John L. Handcox (1904-1992) was a Great Depression-era tenant farmer and union advocate from Arkansas known for his politically charged songs and poetry. Handcox is noted for playing a "vital role in bettering the lives of sharecroppers and energizing labor union organizers and members." Despite his brief career, many of his songs were so popular that they became standard folk songs themselves, and continue to be sung today.

==Biography==
Handcox was born February 5, 1904, in Brinkley, Arkansas. As a child he admired the poetry of Paul Laurence Dunbar, although he only attended school to the ninth grade. Handcox's father was a landowner, but they lost their property when he was crushed by a wagon.
In 1935, Handcox joined the Southern Tenant Farmers Union and began writing songs and poetry to rally the group's members. Two years later, Charles Seeger and Sidney Robertson recorded him for the Library of Congress. His songs were later promoted by fellow protest songsters, Pete Seeger, Woody Guthrie, and Joe Glazer. After disappearing from the public eye for almost forty years, Handcox emerged in the 1980s for the 50th anniversary celebration of the STFU in Memphis. In 1984, he composed two songs criticizing the presidency of Ronald Reagan.

Poet and musician John Handcox was honored at a Tribute in San Diego in 1992.

On January 31, 1992, Handcox was honored at a Tribute at the City Heights, San Diego Labor Council headquarters. Musicians Pete Seeger and Joe Glazer accompanied Handcox in performing "Roll the Union On."
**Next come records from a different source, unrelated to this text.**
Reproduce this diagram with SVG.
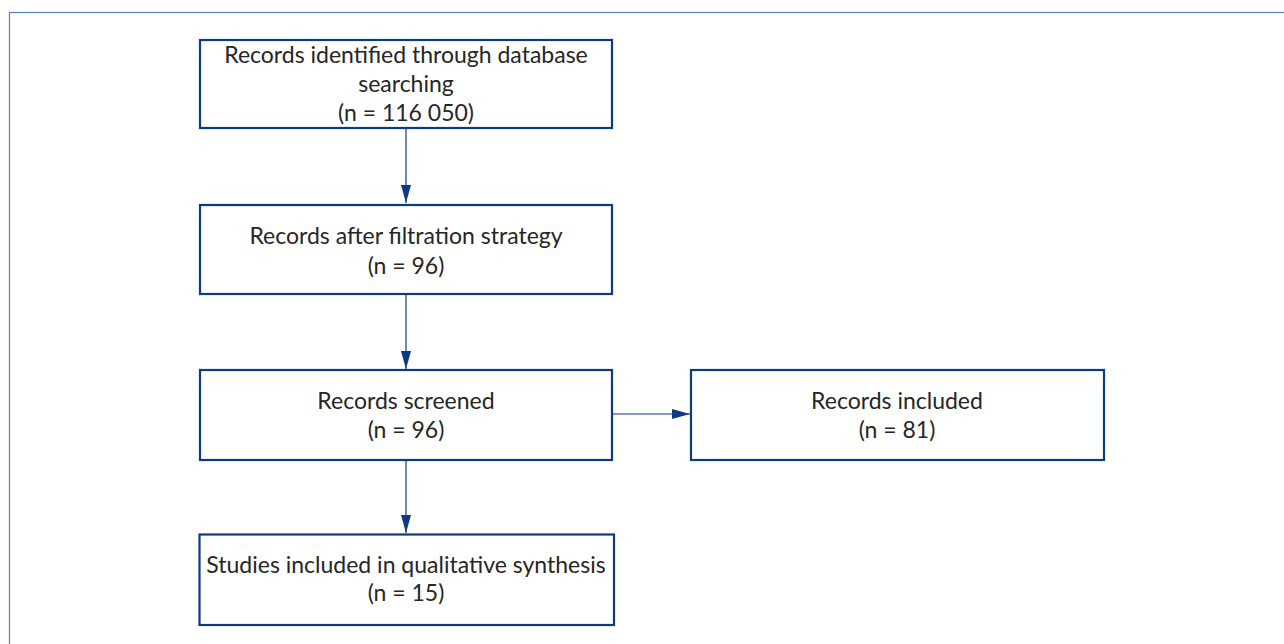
<svg xmlns="http://www.w3.org/2000/svg" width="1284" height="644" viewBox="0 0 1284 644">
<style>
.box{fill:#fff;stroke:#0e3a80;stroke-width:2.2}
.t{font-family:"Lato","Liberation Sans",sans-serif;font-size:23px;fill:#262626;text-anchor:middle}
.c{stroke:#0e3a80;stroke-width:1.2;fill:none}
</style>
<defs>
<marker id="ah" viewBox="0 0 18 10" refX="18" refY="5" markerWidth="18" markerHeight="10" markerUnits="userSpaceOnUse" orient="auto">
<path d="M0,0 L18,5 L0,10 Z" fill="#0e3a80"/>
</marker>
</defs>
<rect x="9.5" y="12.5" width="1290" height="650" fill="none" stroke="#5b7fb8" stroke-width="1.2"/>
<g id="connectors">
<line class="c" x1="406" y1="129" x2="406" y2="203" marker-end="url(#ah)"/>
<line class="c" x1="406" y1="294" x2="406" y2="369" marker-end="url(#ah)"/>
<line class="c" x1="612" y1="414" x2="690" y2="414" marker-end="url(#ah)"/>
<line class="c" x1="406" y1="460" x2="406" y2="533" marker-end="url(#ah)"/>
</g>
<g id="n1">
<rect class="box" x="200" y="40" width="412" height="88"/>
<text class="t" x="406" y="63">Records identified through database</text>
<text class="t" x="406" y="92">searching</text>
<text class="t" x="406" y="121">(n = 116 050)</text>
</g>
<g id="n2">
<rect class="box" x="200" y="205" width="412" height="89"/>
<text class="t" x="406" y="244">Records after filtration strategy</text>
<text class="t" x="406" y="274">(n = 96)</text>
</g>
<g id="n3">
<rect class="box" x="200" y="370" width="412" height="90"/>
<text class="t" x="406" y="409">Records screened</text>
<text class="t" x="406" y="438">(n = 96)</text>
</g>
<g id="n4">
<rect class="box" x="691" y="370" width="413" height="90"/>
<text class="t" x="897" y="409">Records included</text>
<text class="t" x="897" y="438">(n = 81)</text>
</g>
<g id="n5">
<rect class="box" x="199.5" y="534.5" width="414.5" height="90.5"/>
<text class="t" x="406" y="573">Studies included in qualitative synthesis</text>
<text class="t" x="406" y="601">(n = 15)</text>
</g>
</svg>
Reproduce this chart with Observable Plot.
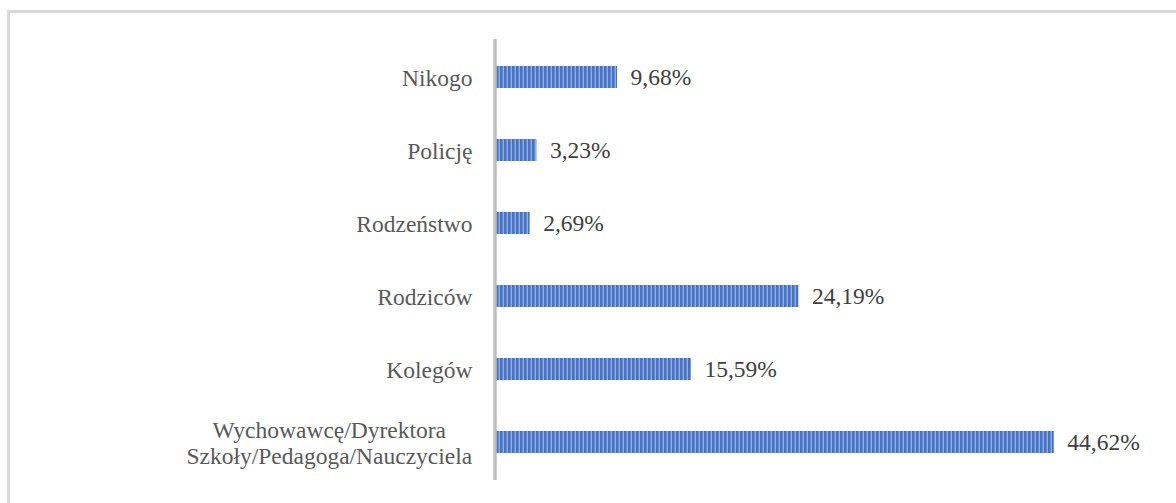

In November 2013 Michael Honey, a professor at the University of Washington Tacoma published a biography of Handcox's life, titled Sharecropper's Troubador: John L. Handcox, the Southern Tenant Farmer's Union, and the African American Song Tradition. Honey was introduced to Handcox by Pete Seeger in 1985 and he recorded and interviewed him at the Library of Congress that same year.

Two of Handcox's songs are used as the titles of books by the co-founder of the Southern Tenant Farmers Union, H. L. Mitchell: Mitchell's autobiography, Mean Things Happening In This Land (which includes three of Handcox's song lyrics in an appendix), and Roll the Union On: A Pictorial History of the Southern Tenant Farmers' Union.

== Recordings ==
John L. Handcox: Songs, Poems & Stories of the Southern Tenant Farmers Union (West Virginia University Sound Archive, 2004)
- "Raggedy, Raggedy Are We"
- "No More Mourning"
- "Mean Things"
- "Planter and The Sharecropper"
- "Landlord, What In the Heaven Is The Matter With You?"
- "In My Heart"
- "Join The Union Tonight"
- "Roll The Union On"
- "Strike In Arkansas"
- "Oh No, We Don't Want Reagan Anymore"
- "Let's Get Reagan Out"
- "I Live On"
- Interview with Joe Glazer recorded at the Library of Congress in 1985

Songs for Political Action: Folk Music, Topical Songs and the American Left (Bear Family Records, 1996)
- "Raggedy, Raggedy Are We"
- "No More Mourning"
- "Join The Union Tonight"
- "There Is Mean Things Happening in this Land"

==Books about John Handcox==
- John Marsh (editor). You Work Tomorrow: An Anthology of American Labor Poetry, 1929-41. Ann Arbor, Michigan: University of Michigan Press, 2007. ISBN 978-0-472-05000-0. (Contains John Handcox poems "The Planter and the Sharecropper", "Landlord, What in the Heaven is the Matter with You?", and "The Union Song.")
- Michael Honey. Sharecropper's Troubadour: John L. Handcox, the Southern Tenant Farmers' Union, and the African American Song Tradition. New York: Palgrave Macmillan, 2013. ISBN 9780230111271.